March 3, 2022 BY MQMR Blogger

Question:

At times, lenders make exceptions to their established credit standards (i.e. lower a rate or fee to match a competitor’s offer and thereby retain the consumer).  Is it possible that fair lending risks arise as a result of a lender engaging in this type of activity?

 

Answer:

 

Yes.  Although reducing a rate to meet the competition’s offer is permissible, it is important that these types of decisions are based on a legitimate business justification and that the lender maintains adequate documentation and oversight to avoid increasing fair lending risk.  This would include those situations where the lender grants a pricing exception, as well as those situations where they deny a pricing exception.

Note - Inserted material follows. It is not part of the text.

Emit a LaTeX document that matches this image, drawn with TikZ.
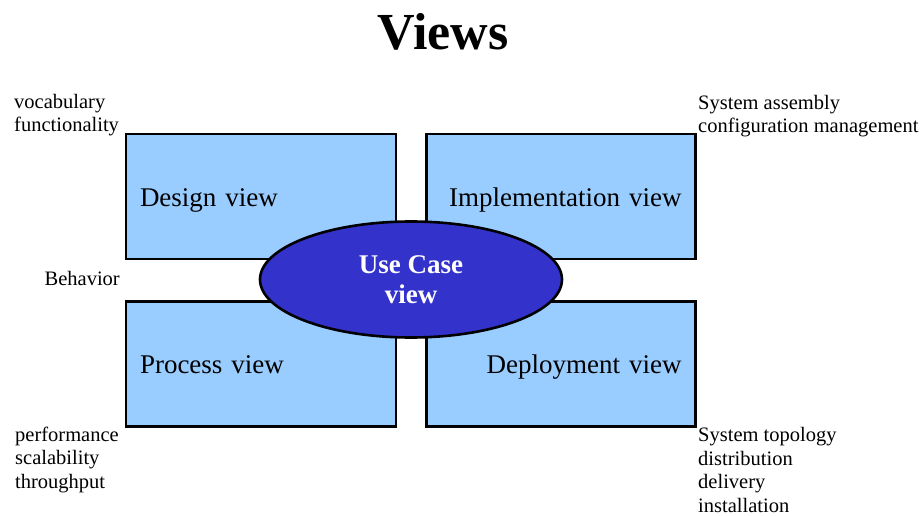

A lender needs to have firm procedures with regard to pricing exception requests and handle such requests accordingly.  The CFPB discussed this issue in its Supervisory Highlights several years ago.  Specifically, the CFPB stated:  

“A lender may promote the availability of credit by providing credit to an applicant based on a lawful exception to the lender’s credit standards when exceptions practices are complemented by an appropriate system of fair lending compliance management. A strong compliance management system can also mitigate fair lending risk related to credit exceptions by adequately documenting the basis for the credit exception, monitoring and tracking exceptions activity, and controlling any resulting fair lending risk.”

 

Thus, any lender who makes exceptions to their credit standards should:

  1. Memorialize written policies and procedures for pricing exceptions (when allowed) and how they must be documented.
  2. Monitor and Audit to make sure these policies are followed.
  3. Train staff on the policies (not just basic fair lending training).
  4. Include pricing exceptions in the Fair Lending Analysis a lender performs to ensure there are no patterns of disparity.

Fair lending risk is not just limited to pricing exceptions, but also lender fee reductions, discretionary lender credits, and waivers of lock extension fees.  A lender should track all requests for these exceptions/reductions/credits and memorialize whether they are granted or denied.  This information will be invaluable if a lender needs to justify pricing discrepancies to a regulator down the road.